49
Views

Emiratis Hang On in the Gulf of Aden

Aden
The Emirati footprint in the Gulf of Aden (CJRC / Google Earth)

Published Jul 12, 2026 8:53 PM by The Maritime Executive

Last December, in a sudden reversal of fortune, Emirati-backed forces of the Southern Transitional Council (STC) were forced to cede much of the autonomy they had secured over areas of southern Yemen. An attempted STC coup de main operation to seize control of eastern areas of Yemen failed when STC forces encountered unexpected resistance from local forces and a robust military response from both Saudi Arabia and Oman.

There were two immediate consequences of this failed operation. The UAE announced shortly afterwards that it had completed the withdrawal of its troops from Yemen as of January 3, 2026, in an operation conducted with remarkable speed and efficiency, leaving the STC forces which they had subsidized, trained and equipped without sponsorship. This resulted in the disbandment of these forces, or the transfer of their allegiance to the Internationally Recognized Government (IRG).

The IRG was in consequence much emboldened, and with Saudi support, it set about bringing all the semi-independent militias nominally under its command into its integrated command structure. Key to this process was the taking of fingerprint and facial records of everybody in uniform, loaded onto a digital ID card without which salaries were no longer paid.

It remains to be seen if the IRG improves its military effectiveness, given that the STC-aligned forces tended to be better trained and led than others in the coalition. But the consolidation process continues across many government departments, and has for example brought much closer coordination by the Yemeni Coast Guard of the disparate marine patrol forces which had previously operated autonomously on stretches of coastline which they taxed and controlled as their own.
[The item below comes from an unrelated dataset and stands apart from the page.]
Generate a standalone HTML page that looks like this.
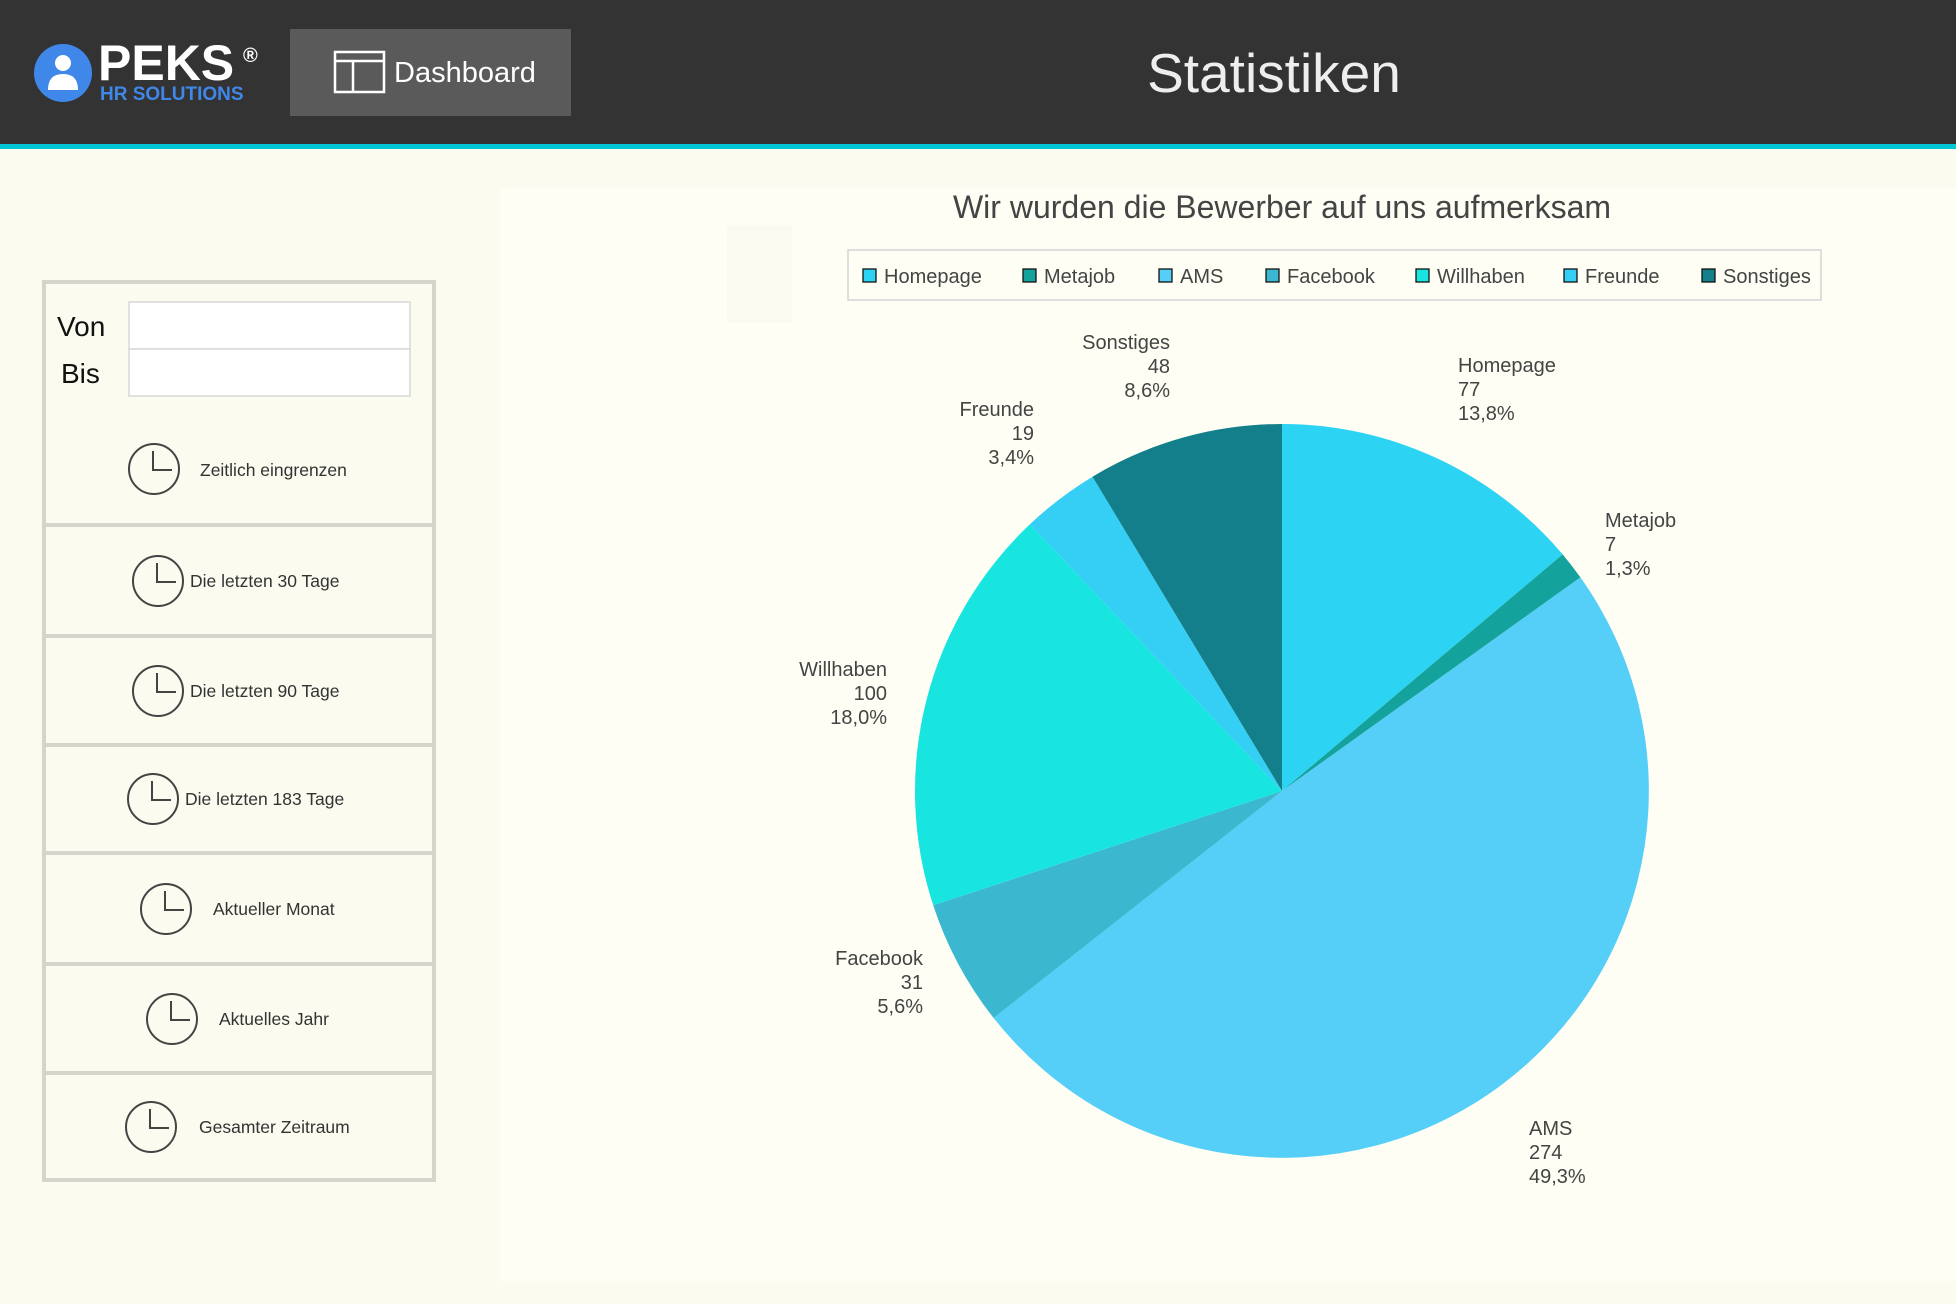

Tellingly, at the time of their pullback, the Emiratis indicated that they were not dropping their regional security ambitions, but intended to tackle them in a different way. There remains, nearly a year later, some pro-STC sentiment still unextinguished on the Yemeni mainland, but definitely suppressed. But the Emiratis still retain their influence in the Socotra Archipelago and on the southern Somali coast of the Gulf of Aden. If the Emiratis had originally sought to have influence over the two choke points vital to their position in global trade, these Gulf of Aden positions still give them oversight of the Maritime Security Transit Corridor (MSTC).

It was never clear to what purpose the Emiratis built airfields in the area, on Abd Al Kuri, Perim and Zuqar. No aircraft were stationed there, save drones possibly on Perim. A small number of visits were noted by light aircraft making quick turnarounds – as might be needed to support a small military presence. The larger civilian airfields where the Emiratis maintained a presence, namely at Hadibo on Socotra, Bosaso and Berbera on the Somali coast, and Assab in Eritrea saw larger Emirati visitors and a more obvious Emirati presence, such as the EL/M-2084 coastal surveillance radar which used to operate from Bosaso.

These airfields have made no obvious contribution to maritime security. The airfields in the Red Sea may have been used to support the anti-smuggling activities of the National Resistance Forces, backed then by the STC but now supported on Perim Island by regular appearances of Saudi C-130 aircraft. Conceivably, the airfields could have been developed as contingency and diversionary airstrips. Possibly they could be used to resupply automated intelligence collection facilities with very light manning positioned atop island high points, perhaps part of the Crystal Ball intelligence-sharing network. But there is no evidence to support such conjecture. While the construction of the airfield network appears to be defense-sponsored, little defense utility or maritime security benefit for the investment has yet become apparent. If there was such a use, then it is likely to have been of an intelligence collection nature.

For the moment therefore, the Emirati presence is confined to Somaliland and to Socotra, where it is clear that the Emiratis have a strong determination to maintain their commercial and political influence, despite pushback from the Saudi Task Force 808 garrison. In times of tension in the Gulf of Aden, or when political circumstances change, these lily-pad presences could quickly be reinforced.

Such a time could be approaching. Tensions between the Houthis and the Saudis are rising, as the Houthis become impatient that long-running negotiations have produced neither financial subsidies nor a lifting of the blockade. The Houthis somewhat unrealistically are seeking unpaid salaries worth $13 billion, in effect the salary roll for Houthi rebels in the field, fighting those from whom they now seek payment. Mass mobilizations which the Houthis are carrying out in their tribal areas in North Yemen may be a political ruse to improve a hardline bargaining position with the Saudis – but they may also be a precursor to an outbreak of further warfare, and a breaking of the ceasefire which has generally held since April 2022. And the Houthis may yet be pushed into causing disruption in the southern Red Sea and the Gulf of Aden by the IRGC, pressure which they have resisted so far but which has risen since fraternal bonds were heated up during the funeral of the late Supreme Leader Ali Khamenei.